**Provided material:**
○ ○ ○

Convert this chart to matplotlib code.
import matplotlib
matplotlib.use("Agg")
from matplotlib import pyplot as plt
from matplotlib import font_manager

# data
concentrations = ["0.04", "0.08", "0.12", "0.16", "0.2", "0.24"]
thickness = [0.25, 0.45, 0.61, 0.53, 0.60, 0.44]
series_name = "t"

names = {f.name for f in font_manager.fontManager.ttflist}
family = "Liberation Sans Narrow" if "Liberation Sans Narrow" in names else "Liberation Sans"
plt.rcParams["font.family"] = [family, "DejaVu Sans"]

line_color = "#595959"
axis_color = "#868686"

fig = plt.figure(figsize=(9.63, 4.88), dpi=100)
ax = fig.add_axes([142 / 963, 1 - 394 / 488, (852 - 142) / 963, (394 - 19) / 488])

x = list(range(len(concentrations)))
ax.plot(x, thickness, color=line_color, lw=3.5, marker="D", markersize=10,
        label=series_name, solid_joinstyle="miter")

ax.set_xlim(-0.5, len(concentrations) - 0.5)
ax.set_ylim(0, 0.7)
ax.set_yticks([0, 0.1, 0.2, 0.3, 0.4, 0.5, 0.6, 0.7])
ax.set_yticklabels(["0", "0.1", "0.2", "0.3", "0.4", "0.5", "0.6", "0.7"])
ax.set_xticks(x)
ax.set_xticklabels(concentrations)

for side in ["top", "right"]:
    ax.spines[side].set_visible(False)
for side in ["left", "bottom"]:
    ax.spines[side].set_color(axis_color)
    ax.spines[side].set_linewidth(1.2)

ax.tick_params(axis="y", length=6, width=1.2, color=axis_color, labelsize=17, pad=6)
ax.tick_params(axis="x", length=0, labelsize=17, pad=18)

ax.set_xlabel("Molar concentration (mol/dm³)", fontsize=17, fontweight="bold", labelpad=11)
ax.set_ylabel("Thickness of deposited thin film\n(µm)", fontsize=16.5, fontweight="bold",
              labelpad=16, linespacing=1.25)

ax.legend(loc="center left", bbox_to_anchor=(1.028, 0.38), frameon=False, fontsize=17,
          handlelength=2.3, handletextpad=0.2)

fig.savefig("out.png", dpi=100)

○ ○ ○

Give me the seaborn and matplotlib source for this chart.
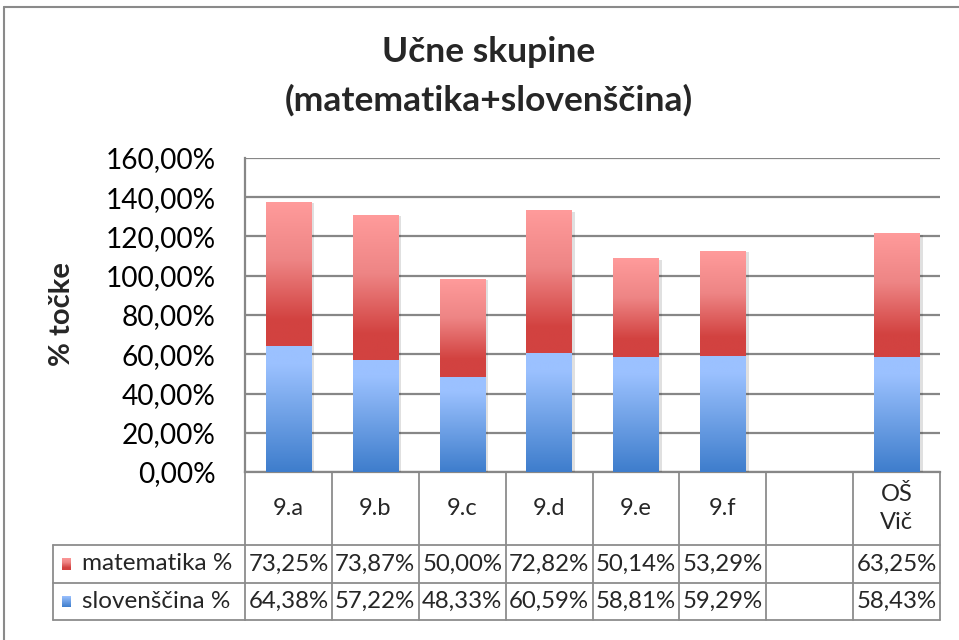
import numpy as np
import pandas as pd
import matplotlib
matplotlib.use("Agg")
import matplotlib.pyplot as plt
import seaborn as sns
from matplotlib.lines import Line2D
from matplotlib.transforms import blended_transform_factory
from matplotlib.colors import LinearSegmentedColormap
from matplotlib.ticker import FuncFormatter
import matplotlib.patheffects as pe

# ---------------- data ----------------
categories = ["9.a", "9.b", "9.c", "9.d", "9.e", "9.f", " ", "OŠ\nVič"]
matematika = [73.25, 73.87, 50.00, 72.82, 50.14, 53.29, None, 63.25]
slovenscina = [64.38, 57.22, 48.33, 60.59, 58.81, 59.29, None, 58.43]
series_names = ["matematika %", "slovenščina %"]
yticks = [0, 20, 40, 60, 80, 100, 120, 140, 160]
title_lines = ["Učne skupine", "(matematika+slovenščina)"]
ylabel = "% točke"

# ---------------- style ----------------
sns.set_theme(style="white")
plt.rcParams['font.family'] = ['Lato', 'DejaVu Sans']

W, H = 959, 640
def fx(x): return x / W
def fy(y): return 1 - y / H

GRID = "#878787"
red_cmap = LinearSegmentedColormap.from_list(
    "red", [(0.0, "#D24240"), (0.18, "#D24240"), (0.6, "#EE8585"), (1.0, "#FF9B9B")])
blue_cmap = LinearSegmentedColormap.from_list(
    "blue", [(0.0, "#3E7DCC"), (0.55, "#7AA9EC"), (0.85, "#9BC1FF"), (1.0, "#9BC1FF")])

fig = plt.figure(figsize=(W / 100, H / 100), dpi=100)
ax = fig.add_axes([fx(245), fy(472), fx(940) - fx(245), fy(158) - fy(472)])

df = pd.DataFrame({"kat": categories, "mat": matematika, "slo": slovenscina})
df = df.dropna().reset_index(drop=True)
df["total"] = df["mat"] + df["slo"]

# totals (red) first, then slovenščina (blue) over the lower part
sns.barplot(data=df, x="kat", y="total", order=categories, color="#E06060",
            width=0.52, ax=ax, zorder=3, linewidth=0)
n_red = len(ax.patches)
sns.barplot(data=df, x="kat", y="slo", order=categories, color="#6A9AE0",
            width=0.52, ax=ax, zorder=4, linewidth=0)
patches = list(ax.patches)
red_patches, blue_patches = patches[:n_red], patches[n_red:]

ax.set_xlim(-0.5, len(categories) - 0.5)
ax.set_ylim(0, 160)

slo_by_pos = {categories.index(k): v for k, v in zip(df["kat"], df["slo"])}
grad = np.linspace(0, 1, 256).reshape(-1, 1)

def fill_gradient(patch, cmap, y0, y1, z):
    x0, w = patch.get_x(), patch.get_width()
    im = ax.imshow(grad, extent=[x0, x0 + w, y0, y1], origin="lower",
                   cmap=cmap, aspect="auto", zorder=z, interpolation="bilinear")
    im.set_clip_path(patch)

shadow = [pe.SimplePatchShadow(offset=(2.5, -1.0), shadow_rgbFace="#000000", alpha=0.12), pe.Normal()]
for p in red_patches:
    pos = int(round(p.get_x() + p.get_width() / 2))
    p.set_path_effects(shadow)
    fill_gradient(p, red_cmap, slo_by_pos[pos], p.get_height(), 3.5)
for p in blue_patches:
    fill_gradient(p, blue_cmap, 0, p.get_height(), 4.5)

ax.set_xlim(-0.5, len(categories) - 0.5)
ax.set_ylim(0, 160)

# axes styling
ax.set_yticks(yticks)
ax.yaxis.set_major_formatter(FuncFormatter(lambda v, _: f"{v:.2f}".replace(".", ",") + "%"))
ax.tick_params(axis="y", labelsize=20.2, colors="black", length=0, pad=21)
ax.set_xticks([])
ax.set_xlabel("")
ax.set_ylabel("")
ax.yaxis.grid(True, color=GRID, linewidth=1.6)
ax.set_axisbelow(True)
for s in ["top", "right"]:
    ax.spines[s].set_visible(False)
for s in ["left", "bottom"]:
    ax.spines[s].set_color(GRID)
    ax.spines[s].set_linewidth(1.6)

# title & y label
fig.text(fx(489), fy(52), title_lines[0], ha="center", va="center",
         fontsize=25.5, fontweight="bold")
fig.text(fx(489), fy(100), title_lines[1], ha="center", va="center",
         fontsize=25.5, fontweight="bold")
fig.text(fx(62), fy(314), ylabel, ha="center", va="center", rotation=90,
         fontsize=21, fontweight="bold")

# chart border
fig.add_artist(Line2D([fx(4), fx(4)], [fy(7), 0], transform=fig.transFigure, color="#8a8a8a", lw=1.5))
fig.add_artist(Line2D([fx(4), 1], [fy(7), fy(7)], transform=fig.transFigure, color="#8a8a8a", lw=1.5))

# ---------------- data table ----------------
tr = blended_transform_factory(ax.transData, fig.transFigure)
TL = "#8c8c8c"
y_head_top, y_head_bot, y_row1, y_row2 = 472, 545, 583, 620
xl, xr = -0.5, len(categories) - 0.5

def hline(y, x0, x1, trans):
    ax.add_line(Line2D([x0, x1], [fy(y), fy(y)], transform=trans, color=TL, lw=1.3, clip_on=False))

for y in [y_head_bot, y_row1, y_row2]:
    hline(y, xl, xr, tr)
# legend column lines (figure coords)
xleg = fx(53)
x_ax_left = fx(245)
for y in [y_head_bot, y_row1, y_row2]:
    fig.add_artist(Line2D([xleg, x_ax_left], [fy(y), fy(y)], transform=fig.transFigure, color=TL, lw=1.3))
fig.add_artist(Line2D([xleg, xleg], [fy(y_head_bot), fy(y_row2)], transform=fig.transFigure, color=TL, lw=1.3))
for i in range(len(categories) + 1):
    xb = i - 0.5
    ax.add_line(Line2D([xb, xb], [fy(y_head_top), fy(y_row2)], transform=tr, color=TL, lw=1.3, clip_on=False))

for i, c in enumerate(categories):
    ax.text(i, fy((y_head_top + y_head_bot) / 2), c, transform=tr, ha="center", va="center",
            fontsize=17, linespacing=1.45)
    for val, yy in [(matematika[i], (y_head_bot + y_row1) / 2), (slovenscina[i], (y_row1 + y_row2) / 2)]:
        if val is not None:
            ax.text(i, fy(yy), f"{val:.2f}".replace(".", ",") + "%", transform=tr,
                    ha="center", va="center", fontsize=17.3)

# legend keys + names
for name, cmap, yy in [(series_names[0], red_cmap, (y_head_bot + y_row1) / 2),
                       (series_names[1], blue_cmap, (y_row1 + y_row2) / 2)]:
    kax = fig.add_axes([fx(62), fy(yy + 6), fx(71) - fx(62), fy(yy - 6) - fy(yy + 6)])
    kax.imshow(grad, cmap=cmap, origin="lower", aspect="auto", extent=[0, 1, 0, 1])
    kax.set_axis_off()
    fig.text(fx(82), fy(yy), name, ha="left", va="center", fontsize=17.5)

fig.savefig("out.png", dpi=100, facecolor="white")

○ ○ ○

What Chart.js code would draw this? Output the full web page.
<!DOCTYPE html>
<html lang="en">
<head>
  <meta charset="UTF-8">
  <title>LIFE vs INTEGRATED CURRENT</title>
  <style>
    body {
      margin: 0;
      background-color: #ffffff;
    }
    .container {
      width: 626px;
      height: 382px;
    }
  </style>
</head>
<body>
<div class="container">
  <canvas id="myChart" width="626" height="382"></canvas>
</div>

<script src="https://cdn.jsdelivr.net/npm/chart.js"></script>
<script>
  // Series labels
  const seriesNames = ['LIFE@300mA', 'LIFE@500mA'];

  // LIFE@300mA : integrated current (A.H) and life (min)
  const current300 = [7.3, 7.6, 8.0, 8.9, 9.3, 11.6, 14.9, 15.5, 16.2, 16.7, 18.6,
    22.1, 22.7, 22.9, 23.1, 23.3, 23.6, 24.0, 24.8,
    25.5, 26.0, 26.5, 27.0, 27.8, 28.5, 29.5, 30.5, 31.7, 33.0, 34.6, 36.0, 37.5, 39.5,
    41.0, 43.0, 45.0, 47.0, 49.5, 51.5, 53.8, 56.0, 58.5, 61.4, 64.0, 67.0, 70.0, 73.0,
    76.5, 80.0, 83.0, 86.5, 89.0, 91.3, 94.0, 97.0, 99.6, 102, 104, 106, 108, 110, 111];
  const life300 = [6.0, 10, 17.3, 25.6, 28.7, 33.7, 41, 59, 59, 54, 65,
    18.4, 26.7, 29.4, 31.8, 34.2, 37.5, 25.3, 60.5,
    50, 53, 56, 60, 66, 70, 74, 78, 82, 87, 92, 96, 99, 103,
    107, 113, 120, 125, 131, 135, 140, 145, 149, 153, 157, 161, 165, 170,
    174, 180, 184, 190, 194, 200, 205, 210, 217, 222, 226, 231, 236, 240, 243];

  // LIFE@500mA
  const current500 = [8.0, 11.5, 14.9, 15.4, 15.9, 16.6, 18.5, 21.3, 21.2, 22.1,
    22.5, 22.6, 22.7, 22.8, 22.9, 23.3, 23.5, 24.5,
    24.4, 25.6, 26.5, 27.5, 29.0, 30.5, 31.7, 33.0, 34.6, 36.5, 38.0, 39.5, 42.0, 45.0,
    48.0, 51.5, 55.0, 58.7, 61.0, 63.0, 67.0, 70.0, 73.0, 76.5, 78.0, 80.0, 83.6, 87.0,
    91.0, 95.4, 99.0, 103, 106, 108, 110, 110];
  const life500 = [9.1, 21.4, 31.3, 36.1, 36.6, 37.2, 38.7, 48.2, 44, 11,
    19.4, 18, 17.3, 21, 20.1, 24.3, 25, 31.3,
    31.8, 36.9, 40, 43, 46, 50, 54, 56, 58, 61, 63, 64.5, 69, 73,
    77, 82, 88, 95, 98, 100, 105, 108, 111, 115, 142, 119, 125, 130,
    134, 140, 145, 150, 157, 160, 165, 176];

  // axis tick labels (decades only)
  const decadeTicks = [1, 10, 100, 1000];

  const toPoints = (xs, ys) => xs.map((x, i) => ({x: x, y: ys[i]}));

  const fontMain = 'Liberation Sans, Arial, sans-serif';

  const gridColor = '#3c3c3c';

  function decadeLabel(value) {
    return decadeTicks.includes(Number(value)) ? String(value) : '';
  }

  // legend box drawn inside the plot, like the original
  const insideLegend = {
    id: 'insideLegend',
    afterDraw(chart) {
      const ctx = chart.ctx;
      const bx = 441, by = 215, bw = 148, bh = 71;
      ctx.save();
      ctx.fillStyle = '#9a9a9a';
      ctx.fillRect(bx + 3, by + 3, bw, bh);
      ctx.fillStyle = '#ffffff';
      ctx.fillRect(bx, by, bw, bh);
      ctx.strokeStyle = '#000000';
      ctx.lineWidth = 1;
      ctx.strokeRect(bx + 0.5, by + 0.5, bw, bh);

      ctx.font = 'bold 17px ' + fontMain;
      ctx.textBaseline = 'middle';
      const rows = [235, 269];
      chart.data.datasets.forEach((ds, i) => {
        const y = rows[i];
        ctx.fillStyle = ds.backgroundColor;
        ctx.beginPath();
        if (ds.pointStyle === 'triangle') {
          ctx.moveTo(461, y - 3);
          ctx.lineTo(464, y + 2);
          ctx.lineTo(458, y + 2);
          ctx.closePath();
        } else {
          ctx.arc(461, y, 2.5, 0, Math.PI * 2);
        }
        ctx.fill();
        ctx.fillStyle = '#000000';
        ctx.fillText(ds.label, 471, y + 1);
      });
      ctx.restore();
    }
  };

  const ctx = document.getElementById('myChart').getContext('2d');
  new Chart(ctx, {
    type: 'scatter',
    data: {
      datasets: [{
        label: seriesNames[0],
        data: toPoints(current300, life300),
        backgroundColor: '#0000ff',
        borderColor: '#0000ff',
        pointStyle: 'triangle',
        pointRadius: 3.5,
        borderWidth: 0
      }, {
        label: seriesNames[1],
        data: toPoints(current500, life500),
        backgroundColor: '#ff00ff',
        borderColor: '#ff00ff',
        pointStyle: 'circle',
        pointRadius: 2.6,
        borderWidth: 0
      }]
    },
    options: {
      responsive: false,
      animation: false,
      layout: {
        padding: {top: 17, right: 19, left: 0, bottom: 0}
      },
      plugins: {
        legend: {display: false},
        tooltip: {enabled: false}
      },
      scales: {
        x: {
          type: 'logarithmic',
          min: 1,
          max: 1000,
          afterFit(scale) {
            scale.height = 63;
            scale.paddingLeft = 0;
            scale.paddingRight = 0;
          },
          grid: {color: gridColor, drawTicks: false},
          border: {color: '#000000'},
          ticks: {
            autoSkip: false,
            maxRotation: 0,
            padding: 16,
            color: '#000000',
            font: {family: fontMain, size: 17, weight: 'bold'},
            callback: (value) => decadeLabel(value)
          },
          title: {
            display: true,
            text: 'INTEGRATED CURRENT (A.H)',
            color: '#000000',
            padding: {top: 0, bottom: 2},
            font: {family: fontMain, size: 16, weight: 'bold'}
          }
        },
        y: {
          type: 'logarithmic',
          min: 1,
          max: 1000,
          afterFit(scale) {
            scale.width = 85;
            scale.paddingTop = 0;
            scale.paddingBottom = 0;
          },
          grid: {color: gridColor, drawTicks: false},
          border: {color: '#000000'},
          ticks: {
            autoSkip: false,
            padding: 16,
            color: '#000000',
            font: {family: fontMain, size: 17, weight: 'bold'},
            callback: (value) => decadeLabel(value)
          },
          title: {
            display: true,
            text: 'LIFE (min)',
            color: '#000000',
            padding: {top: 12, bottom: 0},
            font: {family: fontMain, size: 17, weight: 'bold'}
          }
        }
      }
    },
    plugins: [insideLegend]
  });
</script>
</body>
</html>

○ ○ ○

Transcribe, exactly as written, the lines starting at the one with "Give me the" and ending at the one with "import matplotlib.patheffects as pe", and nothing more. Pictures are not part of the copy.

Give me the seaborn and matplotlib source for this chart.
import numpy as np
import pandas as pd
import matplotlib
matplotlib.use("Agg")
import matplotlib.pyplot as plt
import seaborn as sns
from matplotlib.lines import Line2D
from matplotlib.transforms import blended_transform_factory
from matplotlib.colors import LinearSegmentedColormap
from matplotlib.ticker import FuncFormatter
import matplotlib.patheffects as pe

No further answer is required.